*GOAL OF THE EXERCISE*. Show every line in the entries below where the word "this" appears.

*RECORDS SUPPLIED*.
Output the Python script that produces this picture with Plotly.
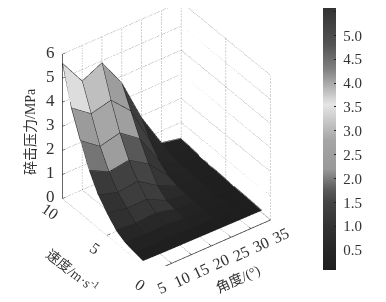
import plotly.graph_objects as go

# Data
angle = [5, 10, 15, 20, 25, 30, 35]
speed = [1, 2, 3, 4, 5, 6, 7, 8, 9, 10]
pressure = [
    [0.15, 0.13, 0.12, 0.11, 0.10, 0.09, 0.08],
    [0.22, 0.20, 0.20, 0.17, 0.14, 0.12, 0.10],
    [0.30, 0.27, 0.30, 0.22, 0.17, 0.14, 0.12],
    [0.50, 0.43, 0.50, 0.28, 0.20, 0.16, 0.13],
    [0.90, 0.75, 0.75, 0.35, 0.24, 0.18, 0.15],
    [1.35, 1.10, 1.20, 0.66, 0.28, 0.21, 0.17],
    [2.07, 1.65, 1.77, 1.25, 0.40, 0.24, 0.19],
    [3.00, 2.40, 2.60, 2.00, 0.70, 0.28, 0.22],
    [4.05, 3.45, 3.65, 2.85, 1.20, 0.36, 0.27],
    [5.60, 4.50, 4.90, 3.70, 1.90, 0.50, 0.33],
]
# Colour value of each face, read against the colour bar
face_value = [
    [0.15, 0.15, 0.15, 0.12, 0.10, 0.08],
    [0.30, 0.30, 0.30, 0.25, 0.15, 0.10],
    [0.50, 0.60, 0.60, 0.35, 0.20, 0.12],
    [0.90, 1.10, 1.10, 0.50, 0.25, 0.15],
    [1.00, 1.30, 1.30, 0.70, 0.30, 0.15],
    [1.20, 1.40, 1.50, 1.10, 0.35, 0.20],
    [1.95, 2.40, 1.75, 1.10, 0.40, 0.20],
    [2.30, 2.80, 2.50, 1.35, 0.50, 0.25],
    [3.45, 3.10, 2.40, 1.30, 0.60, 0.30],
]
x_ticks = [5, 10, 15, 20, 25, 30, 35]
y_ticks = [0, 5, 10]
z_ticks = [0, 1, 2, 3, 4, 5, 6]
cbar_ticks = [0.5, 1.0, 1.5, 2.0, 2.5, 3.0, 3.5, 4.0, 4.5, 5.0, 5.5]
cbar_values = [0.08, 0.5, 1.0, 1.5, 1.75, 2.2, 2.8, 3.55, 4.3, 4.8, 5.7]
cbar_grays = [0.12, 0.15, 0.2, 0.27, 0.35, 0.6, 0.65, 0.9, 0.5, 0.33, 0.18]

CMIN, CMAX = cbar_values[0], cbar_values[-1]
colorscale = [[(v - CMIN) / (CMAX - CMIN), f"rgb({int(g*255)},{int(g*255)},{int(g*255)})"]
              for v, g in zip(cbar_values, cbar_grays)]
SERIF = "Liberation Serif, Noto Sans CJK SC, serif"

vx, vy, vz, ii, jj, kk, cell = [], [], [], [], [], [], []
nx, ny = len(angle), len(speed)
for r in range(ny):
    for c in range(nx):
        vx.append(angle[c]); vy.append(speed[r]); vz.append(pressure[r][c])
for r in range(ny - 1):
    for c in range(nx - 1):
        a = r * nx + c; b = a + 1; d = a + nx; e = d + 1
        ii += [a, a]; jj += [b, e]; kk += [e, d]
        cell += [face_value[r][c], face_value[r][c]]

fig = go.Figure()
fig.add_trace(go.Mesh3d(
    x=vx, y=vy, z=vz, i=ii, j=jj, k=kk, intensity=cell, intensitymode="cell",
    colorscale=colorscale, cmin=CMIN, cmax=CMAX, flatshading=True,
    lighting=dict(ambient=1, diffuse=0, specular=0, roughness=1, fresnel=0),
    hoverinfo="skip",
    colorbar=dict(
        x=315 / 386, xanchor="left", y=1 - 128 / 302, yanchor="middle", yref="paper",
        len=268 / 302, lenmode="fraction", thickness=13, thicknessmode="pixels",
        tickvals=cbar_ticks, ticktext=[f"\u00a0{t:.1f}" for t in cbar_ticks],
        ticks="inside", ticklen=2, tickcolor="#222", outlinewidth=0, xpad=0, ypad=0,
        tickfont=dict(family=SERIF, size=15, color="#333"),
    ),
))

def add_lines(xs, ys, zs, color, width, dash="solid"):
    fig.add_trace(go.Scatter3d(x=xs, y=ys, z=zs, mode="lines", hoverinfo="skip",
                               showlegend=False, line=dict(color=color, width=width, dash=dash)))

for r in range(ny):
    add_lines(angle, [speed[r]] * nx, [pressure[r][c] + 0.02 for c in range(nx)], "#222222", 1.1)
for c in range(nx):
    add_lines([angle[c]] * ny, speed, [pressure[r][c] + 0.02 for r in range(ny)], "#222222", 1.1)

x0, x1, y0, y1, z0, z1 = x_ticks[0], x_ticks[-1], y_ticks[0], y_ticks[-1], z_ticks[0], z_ticks[-1]
GRID = "#6e6e6e"
for z in z_ticks:
    add_lines([x0, x1, x1], [y1, y1, y0], [z, z, z], GRID, 1.2, "dot")
for x in x_ticks:
    add_lines([x, x, x], [y0, y1, y1], [z0, z0, z1], GRID, 1.2, "dot")
for y in y_ticks:
    add_lines([x0, x1, x1], [y, y, y], [z0, z0, z1], GRID, 1.2, "dot")

AX = "#333333"
add_lines([x0, x0, x1], [y1, y0, y0], [z0, z0, z0], AX, 1.5)
add_lines([x0, x0], [y1, y1], [z0, z1], AX, 1.5)
# Short inward tick marks
for x in x_ticks:
    add_lines([x, x], [y0, y0 + 0.25], [z0, z0], AX, 1.2)
for y in y_ticks:
    add_lines([x0, x0 + 0.7], [y, y], [z0, z0], AX, 1.2)
for z in z_ticks:
    add_lines([x0, x0 + 0.7], [y1, y1], [z, z], AX, 1.2)

TICK_FONT = dict(family=SERIF, size=16, color="#333")
annos = []
for x in x_ticks:
    annos.append(dict(x=x, y=y0, z=z0, text=str(x), showarrow=False, textangle=-25,
                      xshift=10, yshift=-16, font=TICK_FONT))
for y in y_ticks:
    annos.append(dict(x=x0, y=y, z=z0, text=str(y), showarrow=False, textangle=35,
                      xshift=-12, yshift=-13, font=TICK_FONT))
for z in z_ticks:
    annos.append(dict(x=x0, y=y1, z=z, text=str(z), showarrow=False,
                      xshift=-12, yshift=2, font=dict(family=SERIF, size=17, color="#333")))

hidden = dict(visible=False, showgrid=False, zeroline=False, showbackground=False)
TITLE_FONT = dict(family=SERIF, size=14, color="#333")
fig.update_layout(
    width=386, height=302, showlegend=False,
    margin=dict(l=0, r=0, t=0, b=0, autoexpand=False), paper_bgcolor="white",
    scene=dict(
        domain=dict(x=[0, 317 / 386], y=[44 / 302, 1]),
        xaxis=dict(range=[x0, x1], **hidden),
        yaxis=dict(range=[y0, y1], **hidden),
        zaxis=dict(range=[z0, z1], **hidden),
        aspectmode="manual", aspectratio=dict(x=1.14, y=1.175, z=1.40),
        camera=dict(projection=dict(type="orthographic"),
                    up=dict(x=0, y=0, z=1),
                    eye=dict(x=-0.662, y=-0.906, z=0.842)),
        annotations=annos,
    ),
    annotations=[
        dict(x=22 / 386, y=1 - 124 / 302, xref="paper", yref="paper", xanchor="center", yanchor="middle",
             showarrow=False, text="碎击压力/MPa", textangle=-90, font=TITLE_FONT),
        dict(x=64 / 386, y=1 - 262 / 302, xref="paper", yref="paper", xanchor="center", yanchor="middle",
             showarrow=False, text="速度/m·s<sup>-1</sup>", textangle=38, font=TITLE_FONT),
        dict(x=230 / 386, y=1 - 272 / 302, xref="paper", yref="paper", xanchor="center", yanchor="middle",
             showarrow=False, text="角度/(°)", textangle=-25, font=TITLE_FONT),
    ],
)
fig.write_html("out.html")
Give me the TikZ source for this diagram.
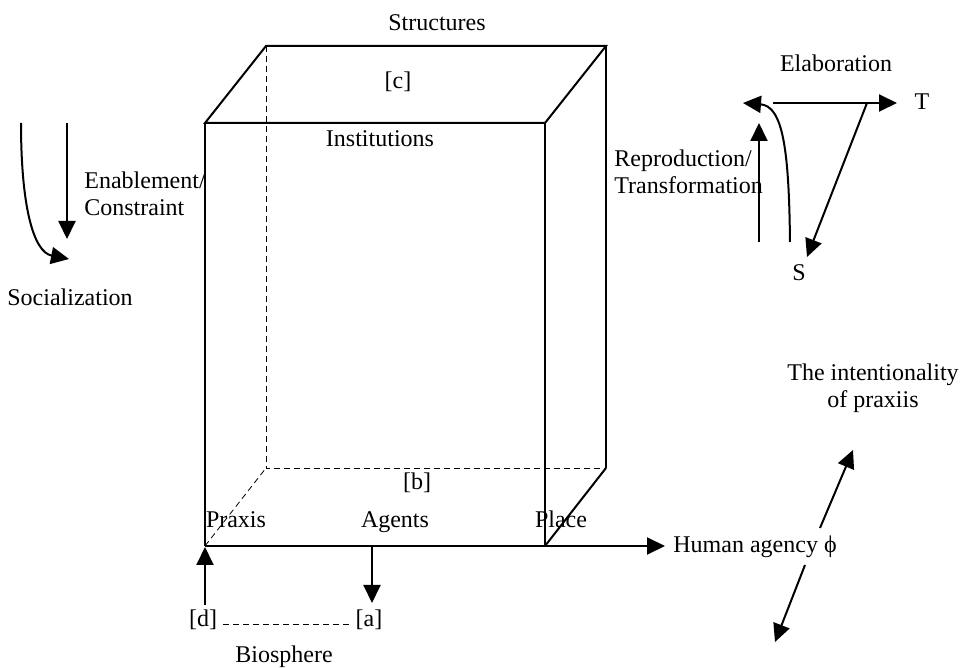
\documentclass[tikz,border=0pt]{standalone}
\usepackage{fontspec}
\setmainfont{Liberation Serif}
\usetikzlibrary{arrows.meta}
\tikzset{
  edge/.style={line width=1pt},
  hidden/.style={line width=0.4pt, densely dashed},
  arr/.style={line width=1pt, -{Triangle[length=9pt,width=8.5pt]}},
  lbl/.style={inner sep=0pt, font=\fontsize{12pt}{13.5pt}\selectfont}
}
\begin{document}
\begin{tikzpicture}[x=0.5pt,y=-0.5pt]
    \useasboundingbox (0,0) rectangle (960,668);
    % corners of the box
    \coordinate (fTL) at (205,123);
    \coordinate (fTR) at (545,123);
    \coordinate (fBL) at (205,546);
    \coordinate (fBR) at (545,546);
    \coordinate (bTL) at (266,46);
    \coordinate (bTR) at (606,46);
    \coordinate (bBL) at (266,468);
    \coordinate (bBR) at (606,468);

    % hidden edges
    \draw[hidden] (bTL) -- (bBL) -- (bBR);
    \draw[hidden] (fBL) -- (bBL);

    % top face and front face
    \draw[edge] (fTL) -- (bTL) -- (bTR) -- (fTR) -- cycle;
    \draw[edge] (fTL) -- (fBL);
    \draw[edge] (fTR) -- (fBR);
    \draw[line width=0.6pt] (bTR) -- (bBR);
    \draw[edge] (bBR) -- (fBR);

    % labels of the box
    \node[lbl] (struct) at (437,23) {Structures};
    \node[lbl] (c) at (398,82) {[c]};
    \node[lbl] (inst) at (380,139) {Institutions};
    \node[lbl] (b) at (417,483) {[b]};
    \node[lbl, anchor=base] (praxis) at (236,528) {Praxis};
    \node[lbl, anchor=base] (agents) at (395,528) {Agents};
    \node[lbl, anchor=base] (place) at (561,528) {Place};

    % human agency axis
    \node[lbl, anchor=west] (agency) at (673,547) {Human agency ϕ};
    \coordinate (axisEnd) at (665,546);
    \draw[arr] (fBL) -- (axisEnd);

    % biosphere
    \node[lbl] (d) at (203,620) {[d]};
    \node[lbl] (a) at (369,620) {[a]};
    \node[lbl] (bio) at (284,657) {Biosphere};
    \coordinate (agTop) at (372,546);
    \coordinate (agTip) at (372,603);
    \coordinate (dBot) at (205,605);
    \coordinate (dTip) at (205,547);
    \draw[arr] (agTop) -- (agTip);
    \draw[arr] (dBot) -- (dTip);
    \draw[hidden, shorten <=3pt, shorten >=1pt] ([yshift=-2pt]d.east) -- ([yshift=-2pt]a.west);

    % enablement and socialization
    \node[lbl, anchor=west, align=left] (enable) at (84,194) {Enablement/\\Constraint};
    \node[lbl] (social) at (70,297) {Socialization};
    \coordinate (enTop) at (67,123);
    \coordinate (enTip) at (67,239);
    \coordinate (soTop) at (21,123);
    \coordinate (soTip) at (69,259);
    \draw[arr] (enTop) -- (enTip);
    \draw[arr] (soTop) .. controls (21,205) and (33,252) .. (soTip);

    % elaboration cycle
    \node[lbl] (elab) at (836,63) {Elaboration};
    \node[lbl] (T) at (922,102) {T};
    \node[lbl] (S) at (799,273) {S};
    \node[lbl, anchor=west, align=left] (repro) at (614,172) {Reproduction/\\Transformation};
    \coordinate (tStart) at (773,103);
    \coordinate (tTip) at (897,103);
    \coordinate (sStart) at (867,103);
    \coordinate (sTip) at (807,257);
    \coordinate (upBot) at (759,242);
    \coordinate (upTip) at (759,123);
    \coordinate (cvBot) at (790,242);
    \coordinate (cvTip) at (743,103);
    \draw[arr] (tStart) -- (tTip);
    \draw[arr] (sStart) -- (sTip);
    \draw[arr] (upBot) -- (upTip);
    \draw[arr] (cvBot) .. controls (789,150) and (783,106) .. (cvTip);

    % intentionality
    \node[lbl, align=center] (intent) at (873,388) {The intentionality\\of praxiis};
    \coordinate (iuStart) at (820,528);
    \coordinate (iuTip) at (853,450);
    \coordinate (idStart) at (805,565);
    \coordinate (idTip) at (775,642);
    \draw[arr] (iuStart) -- (iuTip);
    \draw[arr] (idStart) -- (idTip);
\end{tikzpicture}
\end{document}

*COMPLETED EXERCISE*.
Output the Python script that produces this picture with Plotly.
Give me the TikZ source for this diagram.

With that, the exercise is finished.